- [INPUT RECORDS]:
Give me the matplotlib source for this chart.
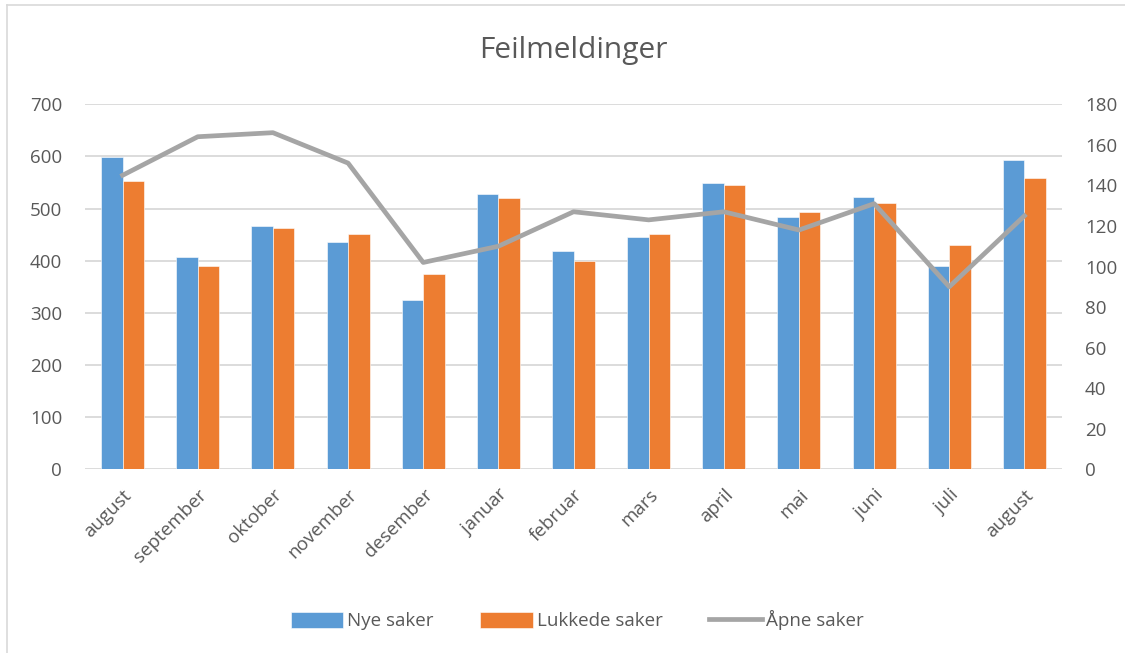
import matplotlib.pyplot as plt
import numpy as np
from matplotlib.lines import Line2D

plt.rcParams['font.family'] = ['Open Sans', 'DejaVu Sans']

# Data
months = ['august', 'september', 'oktober', 'november', 'desember', 'januar',
          'februar', 'mars', 'april', 'mai', 'juni', 'juli', 'august']
nye = [598, 408, 466, 436, 324, 527, 418, 446, 549, 484, 523, 389, 593]
lukkede = [552, 389, 463, 451, 374, 520, 400, 451, 545, 493, 510, 430, 558]
apne = [145, 164, 166, 151, 102, 110, 127, 123, 127, 118, 131, 90, 125]

blue = '#5b9bd5'
orange = '#ed7d31'
grey = '#a5a5a5'
text_col = '#595959'

fig = plt.figure(figsize=(11.25, 6.53), dpi=100)
ax = fig.add_axes([0.0756, 0.2813, 0.8684, 0.559])
ax2 = ax.twinx()

x = np.arange(len(months))
w = 0.286
b1 = ax.bar(x - w / 2, nye, w, color=blue, edgecolor='white', linewidth=0.4, label='Nye saker', zorder=2)
b2 = ax.bar(x + w / 2, lukkede, w, color=orange, edgecolor='white', linewidth=0.4, label='Lukkede saker', zorder=2)
l1, = ax2.plot(x, apne, color=grey, linewidth=3.4, label='Åpne saker')

ax.set_xlim(-0.5, len(months) - 0.5)
ax.set_ylim(0, 700)
ax2.set_ylim(0, 180)
ax.set_yticks(range(0, 701, 100))
ax2.set_yticks(range(0, 181, 20))
ax.grid(axis='y', color='#d9d9d9', linewidth=1.3, zorder=0)
ax.set_axisbelow(True)

for a in (ax, ax2):
    for s in a.spines.values():
        s.set_visible(False)
    a.tick_params(length=0, labelsize=13.5, labelcolor=text_col)
ax.tick_params(axis='y', pad=16.5)
ax2.tick_params(axis='y', pad=16.5)

ax.set_xticks(x)
ax.set_xticklabels(months, rotation=45, ha='right', rotation_mode='anchor')
ax.tick_params(axis='x', pad=12)

fig.text(0.51, 0.923, 'Feilmeldinger', ha='center', va='center', fontsize=21.5, color=text_col)

fig.legend([b1, b2, l1], ['Nye saker', 'Lukkede saker', 'Åpne saker'],
           loc='center', bbox_to_anchor=(0.513, 0.05), ncol=3, frameon=False,
           fontsize=13.5, labelcolor=text_col, handlelength=2.8, handleheight=0.9,
           columnspacing=2.5, handletextpad=0.2)

# chart area border (left and top visible)
fig.add_artist(Line2D([0.006, 0.006], [0.0, 0.992], transform=fig.transFigure,
                      color='#d9d9d9', linewidth=1.2))
fig.add_artist(Line2D([0.006, 1.0], [0.992, 0.992], transform=fig.transFigure,
                      color='#d9d9d9', linewidth=1.2))

fig.savefig('out.png', dpi=100)
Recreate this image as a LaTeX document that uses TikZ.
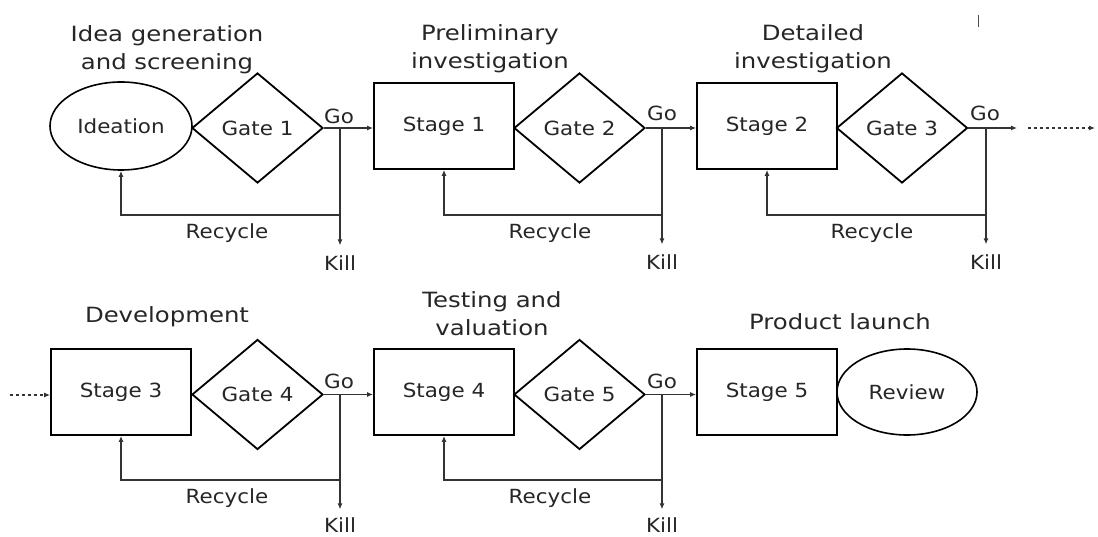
\documentclass[tikz,border=0pt]{standalone}
\usepackage{fontspec}
\setmainfont{DejaVu Sans}[FakeStretch=1.1]
\newfontfamily\titlefont{DejaVu Sans}[FakeStretch=1.16]
\usetikzlibrary{shapes.geometric,arrows.meta}

\begin{document}
\begin{tikzpicture}[x=1pt,y=-1pt,
  txt/.style={text=black!85, font=\fontsize{19.5}{23}\selectfont},
  ttl/.style={text=black!85, align=center, inner sep=0pt, font=\titlefont\fontsize{21}{28}\selectfont},
  stagebox/.style={draw, line width=1.8pt, minimum width=140pt, minimum height=86pt, inner sep=0pt, txt},
  gatebox/.style={draw, diamond, line width=1.8pt, minimum width=131pt, minimum height=110pt, inner sep=0pt, shape aspect=1.19, txt},
  oval/.style={draw, ellipse, line width=1.6pt, minimum width=142pt, minimum height=88pt, inner sep=0pt, txt},
  conn/.style={draw=black!80, line width=1.4pt},
  arr/.style={conn, -{Latex[length=6pt,width=5pt]}},
  dotarr/.style={arr, dash pattern=on 3pt off 3pt},
  lbl/.style={txt, inner sep=0pt},
]
\useasboundingbox (0,0) rectangle (1098,537);
\fill[white] (0,0) rectangle (1098,537);

% ---------- first row ----------
\node[ttl] (t1) at (167,50) {Idea generation\\and screening};
\node[ttl] (t2) at (490,49) {Preliminary\\investigation};
\node[ttl] (t3) at (813,49) {Detailed\\investigation};
\draw[black!70, line width=1pt] (978,15) -- (978,27);

\node[oval] (ideation) at (121,126) {Ideation};
\node[gatebox] (gate1) at (257.5,128) {Gate 1};
\node[stagebox] (stage1) at (444,126) {Stage 1};
\node[gatebox] (gate2) at (579.5,128) {Gate 2};
\node[stagebox] (stage2) at (767,126) {Stage 2};
\node[gatebox] (gate3) at (902,128) {Gate 3};

\coordinate (j1) at (340,128);
\coordinate (j2) at (662,128);
\coordinate (j3) at (986,128);
\coordinate (r1) at (340,215);
\coordinate (r2) at (662,215);
\coordinate (r3) at (986,215);
\coordinate (out1) at (1017,128);
\coordinate (ds) at (1028,128);
\coordinate (de) at (1095,128);

\node[lbl] (go1) at (339,116) {Go};
\node[lbl] (go2) at (662,113) {Go};
\node[lbl] (go3) at (985,113) {Go};
\node[lbl] (kill1) at (340,263) {Kill};
\node[lbl] (kill2) at (662,262) {Kill};
\node[lbl] (kill3) at (986,262) {Kill};
\node[lbl] (rec1) at (227,233) {Recycle};
\node[lbl] (rec2) at (550,233) {Recycle};
\node[lbl] (rec3) at (872,233) {Recycle};

\draw[arr] (gate1.east) -- (stage1.west |- gate1.east);
\draw[arr] (gate2.east) -- (stage2.west |- gate2.east);
\draw[arr] (gate3.east) -- (out1);
\draw[dotarr] (ds) -- (de);

\draw[arr, shorten >=10pt] (j1) -- (kill1.north);
\draw[arr, shorten >=10pt] (j2) -- (kill2.north);
\draw[arr, shorten >=10pt] (j3) -- (kill3.north);

\draw[arr] (r1) -| (ideation.south);
\draw[arr] (r2) -| (stage1.south);
\draw[arr] (r3) -| (stage2.south);

% ---------- second row ----------
\node[ttl] (t4) at (167,317) {Development};
\node[ttl] (t5) at (492,314) {Testing and\\valuation};
\node[ttl] (t6) at (840,322) {Product launch};

\node[stagebox] (stage3) at (121,392) {Stage 3};
\node[gatebox] (gate4) at (257.5,394.5) {Gate 4};
\node[stagebox] (stage4) at (444,392) {Stage 4};
\node[gatebox] (gate5) at (579.5,394.5) {Gate 5};
\node[stagebox] (stage5) at (767,392) {Stage 5};
\node[oval, minimum width=140pt, minimum height=86pt] (review) at (907,392) {Review};

\coordinate (inL) at (10,395);
\coordinate (j4) at (340,395);
\coordinate (j5) at (662,395);
\coordinate (r4) at (340,480);
\coordinate (r5) at (662,480);

\node[lbl] (go4) at (339,381) {Go};
\node[lbl] (go5) at (662,381) {Go};
\node[lbl] (kill4) at (340,525) {Kill};
\node[lbl] (kill5) at (662,525) {Kill};
\node[lbl] (rec4) at (227,498) {Recycle};
\node[lbl] (rec5) at (550,498) {Recycle};

\draw[dotarr] (inL) -- (stage3.west |- inL);
\draw[arr] (gate4.east) -- (stage4.west |- gate4.east);
\draw[arr] (gate5.east) -- (stage5.west |- gate5.east);

\draw[arr, shorten >=8pt] (j4) -- (kill4.north);
\draw[arr, shorten >=8pt] (j5) -- (kill5.north);

\draw[arr] (r4) -| (stage3.south);
\draw[arr] (r5) -| (stage4.south);
\end{tikzpicture}
\end{document}
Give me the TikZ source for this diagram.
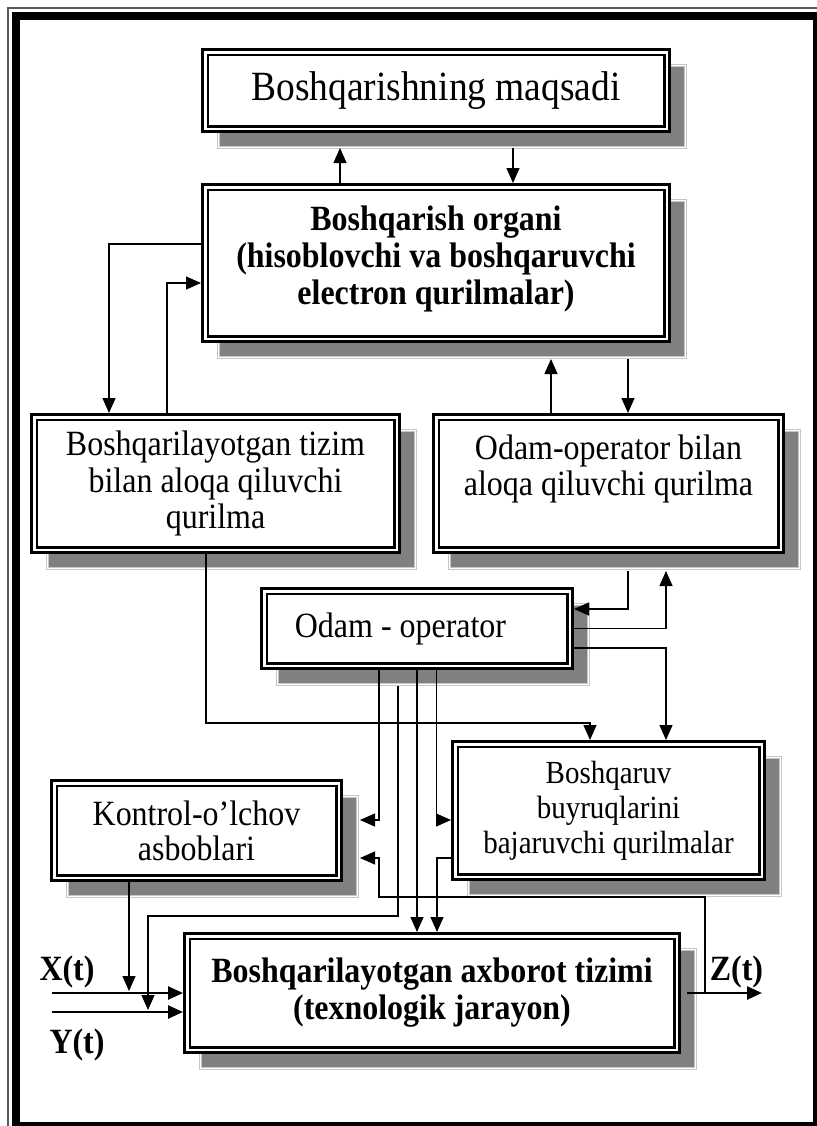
\documentclass[tikz,border=0pt]{standalone}
\usepackage{fontspec}
\setmainfont{Liberation Serif}[FakeStretch=0.9]
\usetikzlibrary{arrows.meta,calc,backgrounds}

\begin{document}
\begin{tikzpicture}[x=0.5pt, y=-0.5pt,
    blok/.style={draw, double, line width=1.4pt, double distance=1.35pt, fill=white,
        outer sep=2.075pt, align=center, font=\fontsize{17.75pt}{18.3pt}\selectfont},
    qblok/.style={blok, font=\fontsize{17.75pt}{18.5pt}\selectfont\bfseries},
    soya/.style={fill=gray, draw=gray!45, line width=0.5pt, double=white, double distance=0.5pt},
    strelka/.style={line width=0.65pt, -{Triangle[length=7.5pt, width=6.5pt]}},
    qalin/.style={line width=1.25pt, -{Triangle[length=7.5pt, width=6.5pt]}},
    yorliq/.style={font=\fontsize{17.75pt}{18.4pt}\selectfont\bfseries, inner sep=0pt, anchor=base}]

    \useasboundingbox (0,0) rectangle (817,1126);
    \begin{scope}
        \clip (0,0) rectangle (817,1126);
        \draw[line width=0.6pt, gray!70!black] (8,1126) -- (8,8) -- (817,8);
        \draw[line width=4pt] (16,16) rectangle (817,1126);
    \end{scope}

    \node[blok, minimum width=230.85pt, minimum height=38.35pt, font=\fontsize{20.8pt}{22pt}\selectfont] (b1) at (436,90.5) {Boshqarishning maqsadi};
    \node[qblok, minimum width=230.85pt, minimum height=75.85pt] (b2) at (436,263) {Boshqarish organi\\(hisoblovchi va boshqaruvchi\\electron qurilmalar)\\[-11pt]\mbox{}};
    \node[blok, minimum width=181.35pt, minimum height=66.35pt] (b3) at (215.5,483.5) {Boshqarilayotgan tizim\\bilan aloqa qiluvchi\\qurilma};
    \node[blok, minimum width=172.35pt, minimum height=66.35pt] (b4) at (608.5,483.5) {Odam-operator bilan\\aloqa qiluvchi qurilma\\\mbox{}};
    \node[blok, minimum width=152.85pt, minimum height=37.35pt] (b5) at (417,628.5) {Odam - operator\hspace*{16.5pt}};
    \node[blok, minimum width=153.35pt, minimum height=66.35pt, font=\fontsize{16.1pt}{17.5pt}\selectfont] (b6) at (608.5,810.5) {Boshqaruv\\buyruqlarini\\bajaruvchi qurilmalar};
    \node[blok, minimum width=142.35pt, minimum height=47.35pt, font=\fontsize{17.75pt}{17.5pt}\selectfont] (b7) at (196.5,830.5) {Kontrol-o’lchov\\asboblari};
    \node[qblok, minimum width=244.85pt, minimum height=56.85pt] (b8) at (432,993) {Boshqarilayotgan axborot tizimi\\(texnologik jarayon)};

    % soyalar
    \begin{scope}[on background layer]
        \foreach \i in {1,...,8}
            \draw[soya] ($(b\i.north west)+(17.5,17.5)$) rectangle ($(b\i.south east)+(14.5,14.5)$);
    \end{scope}

    \draw[strelka] ($(b2.north)+(-96,0)$) -- ($(b1.south)+(-96,15)$);
    \draw[strelka] ($(b1.south)+(77,15)$) -- ($(b2.north)+(77,0)$);
    \draw[strelka] ($(b2.west)+(0,-19)$) -| ($(b3.north)+(-106.5,0)$);
    \draw[strelka] ($(b3.north)+(-48.5,0)$) |- ($(b2.west)+(0,20)$);
    \draw[strelka] ($(b4.north)+(-57.5,0)$) -- ($(b2.south)+(115,16)$);
    \draw[strelka] ($(b2.south)+(192,16)$) -- ($(b4.north)+(19.5,0)$);

    \draw[strelka] ($(b4.south)+(19.5,17)$) |- ($(b5.east)+(0,-19.5)$);
    \draw[strelka] (b5.east) -| ($(b4.south)+(57.5,17)$);
    \draw[strelka] ($(b5.east)+(0,19.5)$) -| ($(b6.north)+(57.5,0)$);
    \draw[strelka] ($(b3.south)+(-9.5,0)$) |- ($(b6.north)+(-18.5,-17)$) -- ($(b6.north)+(-18.5,0)$);

    \draw[strelka] ($(b5.south)+(-38,0)$) |- ($(b7.east)+(17,-10.5)$);
    \draw[strelka] ($(b5.south)+(19.5,0)$) |- ($(b6.west)+(0,9.5)$);
    \draw[strelka] ($(b5.south)+(-19,16)$) |- ($(b8.west)+(-35,-77)$) -- ($(b8.west)+(-35,17)$);
    \draw[strelka] (b5.south) -- (b5.south |- b8.north);
    \draw[strelka] ($(b6.west)+(0,47.5)$) -| ($(b8.north)+(5,0)$);
    \draw[strelka] ($(b8.east)+(24,0)$) |- ($(b7.east)+(36,66.5)$) |- ($(b7.east)+(17,27.5)$);
    \draw[strelka] ($(b7.south)+(-67.5,0)$) -- ($(b8.west)+(-54,-2)$);

    % kirish va chiqish
    \coordinate (xin) at (52,993);
    \coordinate (yin) at (52,1012);
    \coordinate (zout) at (762,993);
    \draw[qalin] (xin) -- (xin -| b8.west);
    \draw[qalin] (yin) -- (yin -| b8.west);
    \draw[qalin] ($(b8.east)+(6,0)$) -- (zout);

    \node[yorliq] (xt) at (67,980) {X(t)};
    \node[yorliq] (yt) at (77,1053) {Y(t)};
    \node[yorliq] (zt) at (736.5,980) {Z(t)};
\end{tikzpicture}
\end{document}
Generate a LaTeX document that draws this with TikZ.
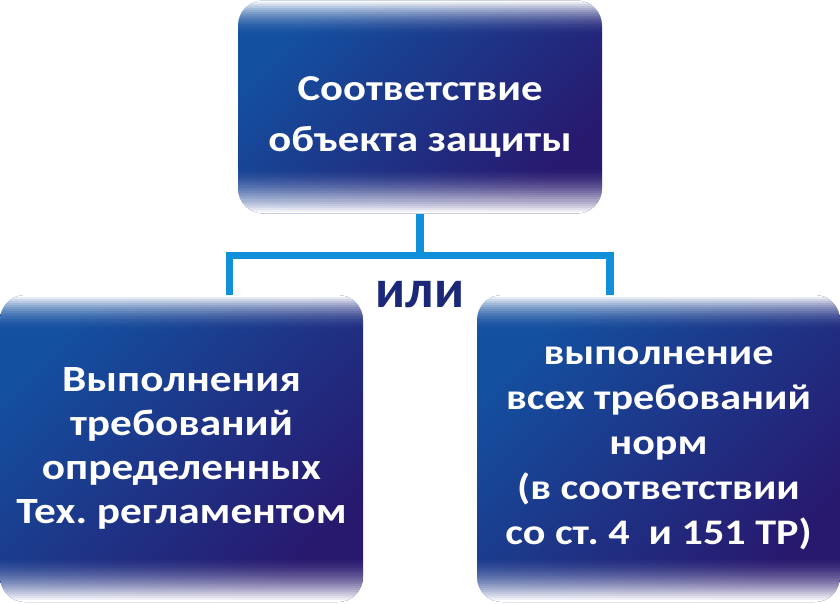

- [WHAT IS EXPECTED]: The required output is the exact run of lines from the start of the records through the line containing "va='center', fontsize=21.5, color=text_col)", both ends included, with no pictures.

- [EXERCISE RESULT]:
Give me the matplotlib source for this chart.
import matplotlib.pyplot as plt
import numpy as np
from matplotlib.lines import Line2D

plt.rcParams['font.family'] = ['Open Sans', 'DejaVu Sans']

# Data
months = ['august', 'september', 'oktober', 'november', 'desember', 'januar',
          'februar', 'mars', 'april', 'mai', 'juni', 'juli', 'august']
nye = [598, 408, 466, 436, 324, 527, 418, 446, 549, 484, 523, 389, 593]
lukkede = [552, 389, 463, 451, 374, 520, 400, 451, 545, 493, 510, 430, 558]
apne = [145, 164, 166, 151, 102, 110, 127, 123, 127, 118, 131, 90, 125]

blue = '#5b9bd5'
orange = '#ed7d31'
grey = '#a5a5a5'
text_col = '#595959'

fig = plt.figure(figsize=(11.25, 6.53), dpi=100)
ax = fig.add_axes([0.0756, 0.2813, 0.8684, 0.559])
ax2 = ax.twinx()

x = np.arange(len(months))
w = 0.286
b1 = ax.bar(x - w / 2, nye, w, color=blue, edgecolor='white', linewidth=0.4, label='Nye saker', zorder=2)
b2 = ax.bar(x + w / 2, lukkede, w, color=orange, edgecolor='white', linewidth=0.4, label='Lukkede saker', zorder=2)
l1, = ax2.plot(x, apne, color=grey, linewidth=3.4, label='Åpne saker')

ax.set_xlim(-0.5, len(months) - 0.5)
ax.set_ylim(0, 700)
ax2.set_ylim(0, 180)
ax.set_yticks(range(0, 701, 100))
ax2.set_yticks(range(0, 181, 20))
ax.grid(axis='y', color='#d9d9d9', linewidth=1.3, zorder=0)
ax.set_axisbelow(True)

for a in (ax, ax2):
    for s in a.spines.values():
        s.set_visible(False)
    a.tick_params(length=0, labelsize=13.5, labelcolor=text_col)
ax.tick_params(axis='y', pad=16.5)
ax2.tick_params(axis='y', pad=16.5)

ax.set_xticks(x)
ax.set_xticklabels(months, rotation=45, ha='right', rotation_mode='anchor')
ax.tick_params(axis='x', pad=12)

fig.text(0.51, 0.923, 'Feilmeldinger', ha='center', va='center', fontsize=21.5, color=text_col)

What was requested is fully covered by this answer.